We know that a commutative ring $R$ is Noetherian, if for the increasing sequence of ideals $I_1\subseteq I_2 \subseteq…,\ \exists m\in \mathbb{Z}^+,\forall k\in \mathbb{Z}_{\geq m}:\ I_m=I_k$.
Question. If $R$ is Noehterian and every non-empty subset of ideals of $R$ has maximal element, then every ideal of $R$ is finitely
generated.
Proof. We take an ideal $I$ of $R$ and we define the set
$$F:=\{J: J\text{ finitely generated ideal of } R \text{ and } J\subseteq I\}.$$
We can see that $F\neq \emptyset$ (because $\langle 0_R \rangle \in F$).
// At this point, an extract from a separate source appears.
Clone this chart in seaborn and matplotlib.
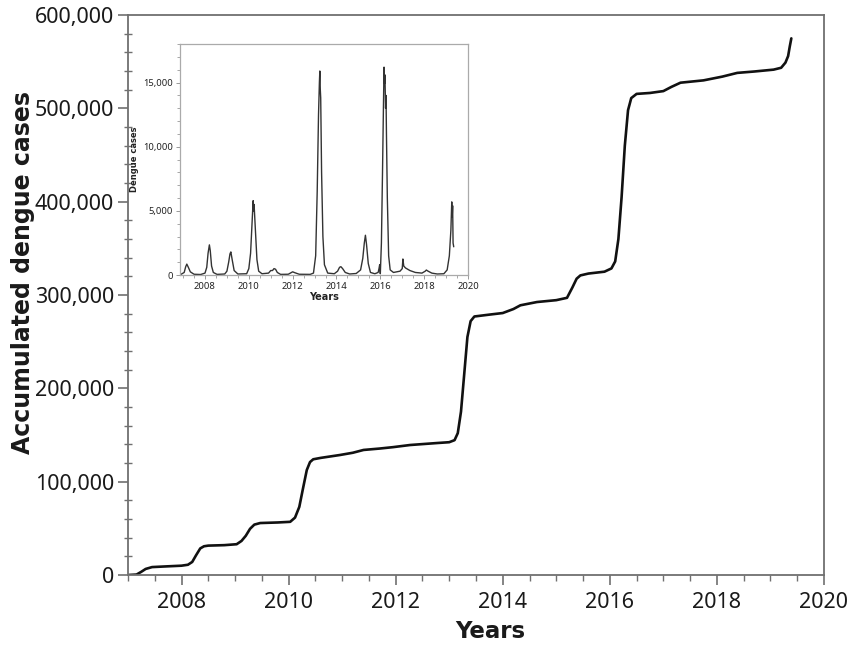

So, from hypothesis, there exists a maximal element $M\in F$.
We want to show that $I=M$.
Obviously, $M\subseteq I$, because $M\in F$.
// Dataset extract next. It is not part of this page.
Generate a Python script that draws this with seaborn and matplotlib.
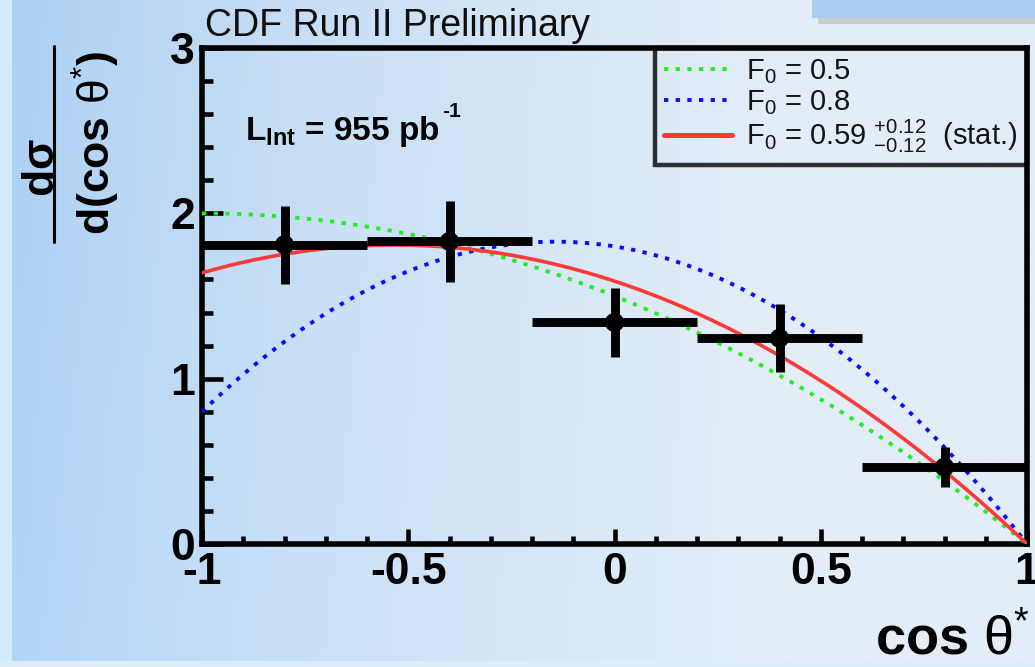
import numpy as np
import pandas as pd
import matplotlib
matplotlib.use("Agg")
import matplotlib.pyplot as plt
from matplotlib.ticker import MultipleLocator, FixedLocator
from matplotlib.lines import Line2D
from matplotlib.patches import Rectangle
import seaborn as sns

# ---- measured differential distribution (5 bins in cos theta*) ----
bin_centers = [-0.8, -0.4, 0.0, 0.4, 0.8]
bin_half_width = [0.2, 0.2, 0.2, 0.2, 0.2]
dsigma = [1.81, 1.83, 1.34, 1.245, 0.465]
dsigma_err = [0.235, 0.245, 0.21, 0.205, 0.12]

# ---- longitudinal helicity fractions of the model curves ----
f0_values = [0.5, 0.8, 0.59]
curve_colors = ["#22ee22", "#0a0aff", "#ff3838"]
curve_labels = [
    r"$\mathrm{F_0}$ = 0.5",
    r"$\mathrm{F_0}$ = 0.8",
    r"$\mathrm{F_0}$ = 0.59 $\mathrm{{}^{+0.12}_{-0.12}}$  (stat.)",
]

x_ticks = [-1, -0.5, 0, 0.5, 1]
x_ticklabels = ["-1", "-0.5", "0", "0.5", "1"]
y_ticks = [0, 1, 2, 3]
y_ticklabels = ["0", "1", "2", "3"]


def helicity_shape(cos_t, f0):
    """W helicity angular distribution with F+ = 0, scaled to the plot units."""
    return 2.0 * f0 * (1 - cos_t ** 2) + (1 - f0) * (1 - cos_t) ** 2


sns.set_style("ticks")
plt.rcParams["font.family"] = ["Liberation Sans", "DejaVu Sans"]
plt.rcParams["mathtext.fontset"] = "custom"
plt.rcParams["mathtext.rm"] = "Liberation Sans"
plt.rcParams["mathtext.it"] = "Liberation Sans:italic"
plt.rcParams["mathtext.bf"] = "Liberation Sans:bold"
for key in ["text.color", "xtick.color", "ytick.color", "axes.labelcolor", "axes.edgecolor"]:
    plt.rcParams[key] = "black"

W, H = 1035, 667
fig = plt.figure(figsize=(W / 100, H / 100), dpi=100)

# ---- slide-like blue background ----
bg = fig.add_axes([0, 0, 1, 1], zorder=-10)
bg.set_axis_off()
xx = np.linspace(0, 1, 400)
yy = np.linspace(0, 1, 260)
X, Y = np.meshgrid(xx, yy)
t = np.clip((X - 0.01) / 0.72, 0, 1) ** 0.75
left_col = np.array([176, 212, 248]) / 255
right_col = np.array([226, 237, 247]) / 255
img = left_col[None, None, :] * (1 - t[..., None]) + right_col[None, None, :] * t[..., None]
img = img - 0.02 * (1 - Y[..., None]) * (1 - t[..., None])
bg.imshow(np.clip(img, 0, 1), extent=[0, 1, 0, 1], aspect="auto", origin="upper")
bg.set_xlim(0, 1)
bg.set_ylim(0, 1)
# outer frame strips
bg.add_patch(Rectangle((0, 0), 12 / W, 1, color="#d3e9fd", lw=0))
bg.add_patch(Rectangle((0, 0), 1, 6 / H, color="#dbecfb", lw=0))
bg.add_patch(Rectangle((818 / W, 1 - 24 / H), 1, 6 / H, color="#c9ced3", lw=0))
bg.add_patch(Rectangle((812 / W, 1 - 18 / H), 1, 18 / H, color="#a9cdf0", lw=0))

# ---- main axes ----
ax = fig.add_axes([202 / W, 123 / H, 825 / W, 496 / H])
ax.set_facecolor("none")

xs = np.linspace(-1, 1, 400)
for f0, col, lab in zip(f0_values, curve_colors, curve_labels):
    df = pd.DataFrame({"cos": xs, "val": helicity_shape(xs, f0)})
    fitted = f0 == f0_values[-1]
    sns.lineplot(data=df, x="cos", y="val", ax=ax, color=col,
                 linestyle="-" if fitted else (0, (1.1, 1.9)),
                 linewidth=2.6 if fitted else 2.8, label=lab, zorder=3)

ax.errorbar(bin_centers, dsigma, xerr=bin_half_width, yerr=dsigma_err,
            fmt="none", ecolor="black", elinewidth=6.4, capsize=0, zorder=5)
sns.scatterplot(x=bin_centers, y=dsigma, ax=ax, color="black", s=190,
                edgecolor="none", zorder=6, legend=False)

ax.set_xlim(-1, 1)
ax.set_ylim(0, 3)
ax.set_xlabel("")
ax.set_ylabel("")
ax.xaxis.set_major_locator(FixedLocator(x_ticks))
ax.set_xticklabels(x_ticklabels)
ax.yaxis.set_major_locator(FixedLocator(y_ticks))
ax.set_yticklabels(y_ticklabels)
ax.xaxis.set_minor_locator(MultipleLocator(0.1))
ax.yaxis.set_minor_locator(MultipleLocator(0.2))
for s in ax.spines.values():
    s.set_linewidth(4.0)
    s.set_color("black")
    s.set_visible(True)
ax.tick_params(axis="both", which="both", direction="in", top=False, right=False,
               width=3.3, color="black", labelcolor="black")
ax.tick_params(axis="x", which="major", length=11, pad=6, labelsize=32)
ax.tick_params(axis="x", which="minor", length=6)
ax.tick_params(axis="y", which="major", length=15, pad=5, labelsize=32)
ax.tick_params(axis="y", which="minor", length=8)
for lbl in ax.get_xticklabels() + ax.get_yticklabels():
    lbl.set_fontweight("bold")

leg = ax.legend(loc="upper right", borderaxespad=0, frameon=True, fancybox=False,
                fontsize=21, handlelength=2.3, handletextpad=0.5,
                labelspacing=0.05, borderpad=0.33)
leg.get_frame().set_edgecolor("black")
leg.get_frame().set_linewidth(3.2)
leg.get_frame().set_facecolor("none")
for txt in leg.get_texts():
    txt.set_color("#151515")
for h in leg.get_lines():
    if h.get_color() == curve_colors[-1]:
        h.set_linewidth(3.6)

# ---- annotations ----
fig.text(205 / W, 1 - 36 / H, "CDF Run II Preliminary", fontsize=27,
         color="#0d0d0d", va="baseline", ha="left")
lum = fig.text(245 / W, 1 - 140 / H, r"L$_{\mathbf{Int}}$ = 955 pb",
               fontsize=24, fontweight="bold", va="baseline", ha="left")
fig.canvas.draw()
lum_box = lum.get_window_extent()
fig.text((lum_box.x1 + 3) / W, 1 - 117 / H, "-1", fontsize=15,
         fontweight="bold", va="baseline", ha="left")

# x axis title
fig.text(1030 / W, 1 - 654 / H, r"cos $\mathrm{\theta}^{*}$", fontsize=39,
         fontweight="bold", ha="right", va="baseline")

# y axis title as a rotated fraction
fig.text(43 / W, 1 - 168 / H, r"d$\mathbf{\sigma}$", fontsize=32, fontweight="bold",
         rotation=90, ha="center", va="center")
fig.add_artist(Line2D([54 / W, 54 / W], [1 - 242 / H, 1 - 46 / H],
                      transform=fig.transFigure, color="black", lw=2.2))
fig.text(96 / W, 1 - 143 / H, r"d(cos $\mathrm{\theta}^{*}$)", fontsize=32,
         fontweight="bold", rotation=90, ha="center", va="center")

fig.savefig("out.png", dpi=100)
We suppose now that $M\subsetneq I$. Then, there exists an element $a\in I\backslash M\iff a\in I$, with $a\notin M$.
We consider the ideal
$$J:=M+\langle a\rangle.$$
Then, if $M=\langle m_1,…,m_n \rangle$, we have $J=M+\langle a\rangle=\langle m_1,…, m_n,a \rangle \implies J\in F$
Question: Why $M\neq M+\langle a \rangle $?
If $M= M+\langle a \rangle$ $\underline{ \text{and}}$ $R$ has $1_R$, then
$a=1_R\cdot a \in M+\langle a \rangle =M $, contradiction.
But what happens if $R$ hasn't unity?
Best Answer
The argument you are giving in no way requires $R$ to be unital. Note that if $R$ is not unital, then $\langle a\rangle$ still refers to the ideal generated by $a$. That means it is the smallest ideal which contains $a$, which is not necessarily the same as the set $Ra$. So, by definition, $a\in\langle a\rangle.$
(Note also that your statement of what you are proving seems to be mangled. You have never used the assumption that $R$ is Noetherian, nor do you need to. The assumption that every nonempty set of ideals has a maximal element is actually equivalent to assuming that $R$ is Noetherian.)